A little over 25 years ago, on July 6th 1990, the Voyager I space probe turned around and snapped one last picture of planet Earth and the solar system it was about to leave behind. More than 6 billion kilometers from the sun planet earth was only a pale blue dot, barely a pixel large.

This is the “Pale Blue Dot” photograph of the Earth taken by the Voyager 1 spacecraft on July 6, 1990. The Earth is the relatively bright speck of light about halfway across the uppermost sunbeam.

 

Look again at that dot. That’s here. That’s home. That’s us. On it everyone you love, everyone you know, everyone you ever heard of, every human being who ever was, lived out their lives.

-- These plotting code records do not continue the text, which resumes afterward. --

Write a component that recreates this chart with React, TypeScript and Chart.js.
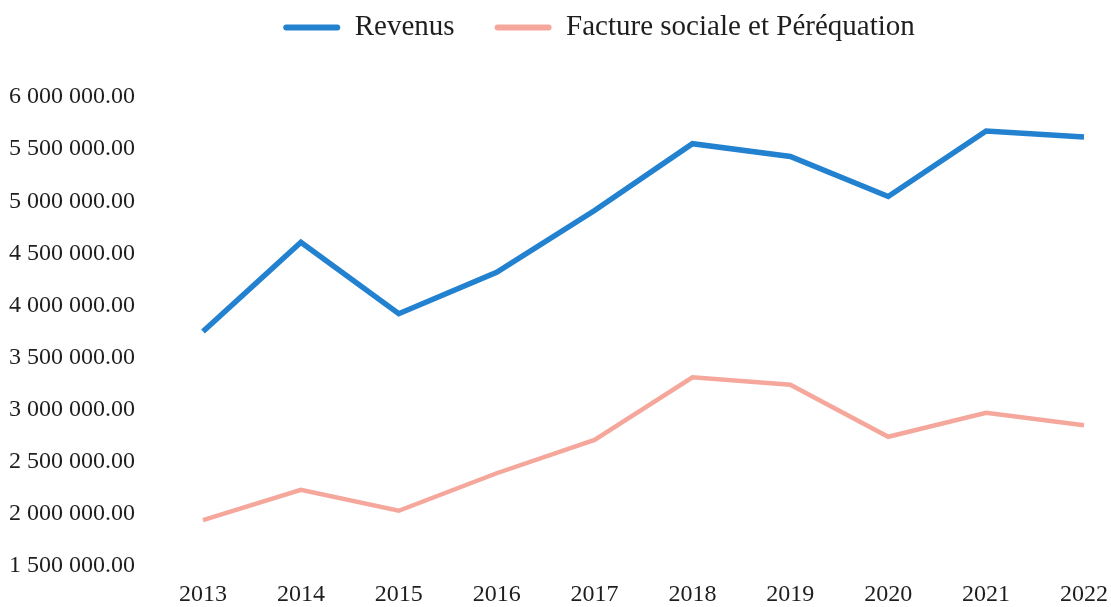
import React, { useEffect, useRef } from "react";
import { Chart, registerables } from "chart.js";

Chart.register(...registerables);

const years = ["2013", "2014", "2015", "2016", "2017", "2018", "2019", "2020", "2021", "2022"];
const revenus = [3750000, 4607000, 3921000, 4318000, 4911000, 5552000, 5430000, 5046000, 5673000, 5616000];
const factureSociale = [1940000, 2230000, 2030000, 2390000, 2710000, 3310000, 3240000, 2740000, 2970000, 2850000];
const seriesLabels = ["Revenus", "Facture sociale et Péréquation"];
const yTicks = { min: 1500000, max: 6000000, step: 500000 };

const FONT = "'Liberation Serif', 'Times New Roman', serif";

function fmt(v: number): string {
  const s = Math.round(v).toString().replace(/\B(?=(\d{3})+(?!\d))/g, " ");
  return s + ".00";
}

const legendTweak = {
  id: "legendTweak",
  beforeLayout(chart: any) {
    const lg = chart.legend;
    if (lg && !lg._patchedFit) {
      const orig = lg.fit.bind(lg);
      lg.fit = function () {
        orig();
        this.height = 97;
      };
      lg._patchedFit = true;
    }
  },
  afterLayout(chart: any) {
    const lg = chart.legend;
    if (!lg) return;
    lg.top = -27;
    lg.bottom = lg.top + lg.height;
    lg.left += 57;
    lg.right += 57;
  },
};

export default function App() {
  const ref = useRef<HTMLCanvasElement | null>(null);

  useEffect(() => {
    if (!ref.current) return;
    Chart.defaults.font.family = FONT;
    const chart = new Chart(ref.current, {
      type: "line",
      data: {
        labels: years,
        datasets: [
          {
            label: seriesLabels[0],
            data: revenus,
            borderColor: "#2382d0",
            backgroundColor: "#2382d0",
            borderWidth: 5.5,
            pointRadius: 0,
            tension: 0,
          },
          {
            label: seriesLabels[1],
            data: factureSociale,
            borderColor: "#f5a79c",
            backgroundColor: "#f5a79c",
            borderWidth: 4.5,
            pointRadius: 0,
            tension: 0,
          },
        ],
      },
      options: {
        animation: false,
        responsive: false,
        maintainAspectRatio: false,
        devicePixelRatio: 1,
        layout: { padding: { left: 0, right: 27, top: 0, bottom: 0 } },
        plugins: {
          tooltip: { enabled: false },
          legend: {
            display: true,
            position: "top",
            labels: {
              boxWidth: 57,
              boxHeight: 6,
              padding: 40,
              color: "#1e1e1e",
              font: { size: 29, family: FONT },
              generateLabels: (c: any) => {
                const items = Chart.defaults.plugins.legend.labels.generateLabels(c);
                return items.map((it: any) => ({
                  ...it,
                  lineWidth: 0,
                  fillStyle: it.strokeStyle,
                  borderRadius: 3,
                }));
              },
            },
          },
        },
        scales: {
          x: {
            type: "category",
            offset: false,
            grid: { display: false, drawTicks: false },
            border: { display: false },
            ticks: { color: "#1e1e1e", font: { size: 24, family: FONT }, padding: 14, maxRotation: 0 },
            afterFit: (scale: any) => {
              scale.height = 41;
              scale.paddingLeft = 0;
              scale.paddingRight = 0;
            },
          },
          y: {
            min: yTicks.min,
            max: yTicks.max,
            grid: { display: false, drawTicks: false },
            border: { display: false },
            ticks: {
              stepSize: yTicks.step,
              color: "#1e1e1e",
              padding: 68,
              font: { size: 24, family: FONT },
              callback: (v: any) => fmt(Number(v)),
            },
            afterFit: (scale: any) => {
              scale.width = 203;
              scale.paddingTop = 0;
              scale.paddingBottom = 0;
            },
          },
        },
      },
      plugins: [legendTweak],
    });
    return () => chart.destroy();
  }, []);

  return (
    <div style={{ position: "fixed", left: 0, top: 0, width: 1111, height: 607, background: "#fff" }}>
      <canvas ref={ref} width={1111} height={607} style={{ display: "block", width: 1111, height: 607 }} />
    </div>
  );
}
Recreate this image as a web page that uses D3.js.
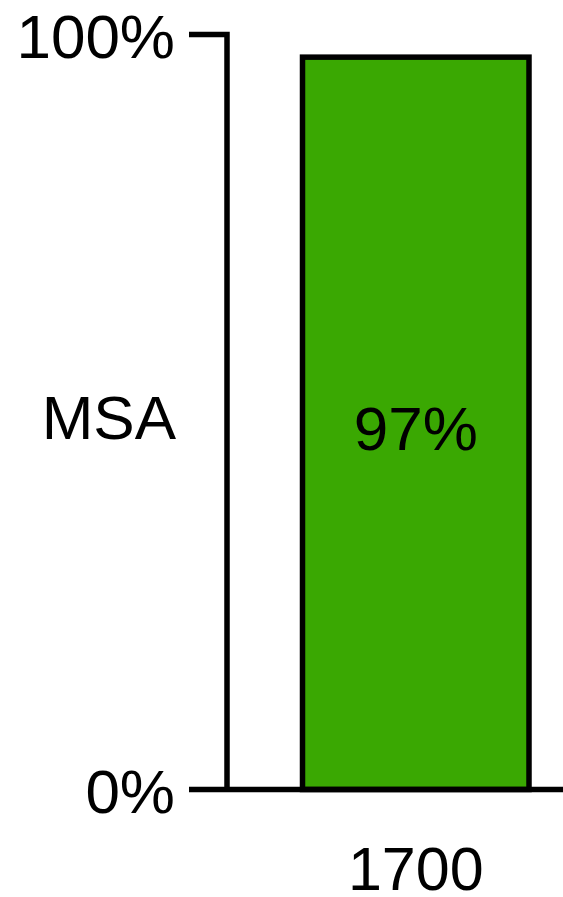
<!DOCTYPE html>
<html>
<head>
<meta charset="utf-8">
<script src="https://cdn.jsdelivr.net/npm/d3@7"></script>
<style>
  html, body { margin: 0; padding: 0; background: #fff; }
  text { font-family: "Liberation Sans", Arial, sans-serif; fill: #000; }
</style>
</head>
<body>
<div id="chart"></div>
<script>
var w = 563;
var h = 897;

var categories = ["1700"];
var values = [97];
var yTicks = [0, 100];
var yTitle = "MSA";

var svg = d3.select("#chart")
    .append("svg")
    .attr("width", w)
    .attr("height", h);

var xScale = d3.scaleBand().domain(categories).range([302.5, 529]).padding(0);
var yScale = d3.scaleLinear().domain([0, 100]).range([789.5, 34.5]);

// y axis: one path with the top tick joined to the line
var axisX = 227;
var tickLeft = 189;
svg.append("path")
    .attr("d", "M" + tickLeft + "," + yScale(100) + "H" + axisX + "V" + yScale(0))
    .attr("fill", "none")
    .attr("stroke", "#000")
    .attr("stroke-width", 5.5);

// bars
svg.selectAll("rect.bar")
    .data(values)
    .enter()
    .append("rect")
    .attr("class", "bar")
    .attr("x", function (d, i) { return xScale(categories[i]); })
    .attr("y", function (d) { return yScale(d); })
    .attr("width", xScale.bandwidth())
    .attr("height", function (d) { return yScale(0) - yScale(d); })
    .attr("fill", "#3aa802")
    .attr("stroke", "#000")
    .attr("stroke-width", 5.5);

// baseline
svg.append("line")
    .attr("x1", tickLeft)
    .attr("x2", w)
    .attr("y1", yScale(0))
    .attr("y2", yScale(0))
    .attr("stroke", "#000")
    .attr("stroke-width", 5.5);

// y tick labels
svg.selectAll("text.ytick")
    .data(yTicks)
    .enter()
    .append("text")
    .attr("class", "ytick")
    .attr("x", 175)
    .attr("y", function (d) { return yScale(d) + 23; })
    .attr("text-anchor", "end")
    .attr("font-size", "62px")
    .text(function (d) { return d + "%"; });

// y title
svg.append("text")
    .attr("x", 176)
    .attr("y", (yScale(0) + yScale(100)) / 2 + 27)
    .attr("text-anchor", "end")
    .attr("font-size", "62px")
    .text(yTitle);

// value labels
svg.selectAll("text.val")
    .data(values)
    .enter()
    .append("text")
    .attr("class", "val")
    .attr("x", function (d, i) { return xScale(categories[i]) + xScale.bandwidth() / 2; })
    .attr("y", function (d) { return (yScale(d) + yScale(0)) / 2 + 27; })
    .attr("text-anchor", "middle")
    .attr("font-size", "62px")
    .text(function (d) { return d + "%"; });

// category labels
svg.selectAll("text.cat")
    .data(categories)
    .enter()
    .append("text")
    .attr("class", "cat")
    .attr("x", function (d) { return xScale(d) + xScale.bandwidth() / 2; })
    .attr("y", 890)
    .attr("text-anchor", "middle")
    .attr("font-size", "61px")
    .text(function (d) { return d; });
</script>
</body>
</html>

The aggregate of our joy and suffering, thousands of confident religions, ideologies, and economic doctrines, every hunter and forager, every hero and coward, every creator and destroyer of civilization, every king and peasant, every young couple in love, every mother and father, hopeful child, inventor and explorer, every teacher of morals, every corrupt politician, every “superstar,” every “supreme leader,” every saint and sinner in the history of our species lived there-on a mote of dust suspended in a sunbeam. – Carl Sagan, Pale Blue Dot

Yet, today, at roughly the same distance from the sun, the New Horizons mission delivered the sharpest photo of Pluto at the far edge of the solar system. The picture shows details the size of less than a city block. Again this is a testament to human ingenuity and drive to explore, but once more emphasizes that we are only “a mote of dust suspended in a sunbeam”. Humbling and rather amazing, if you think about it.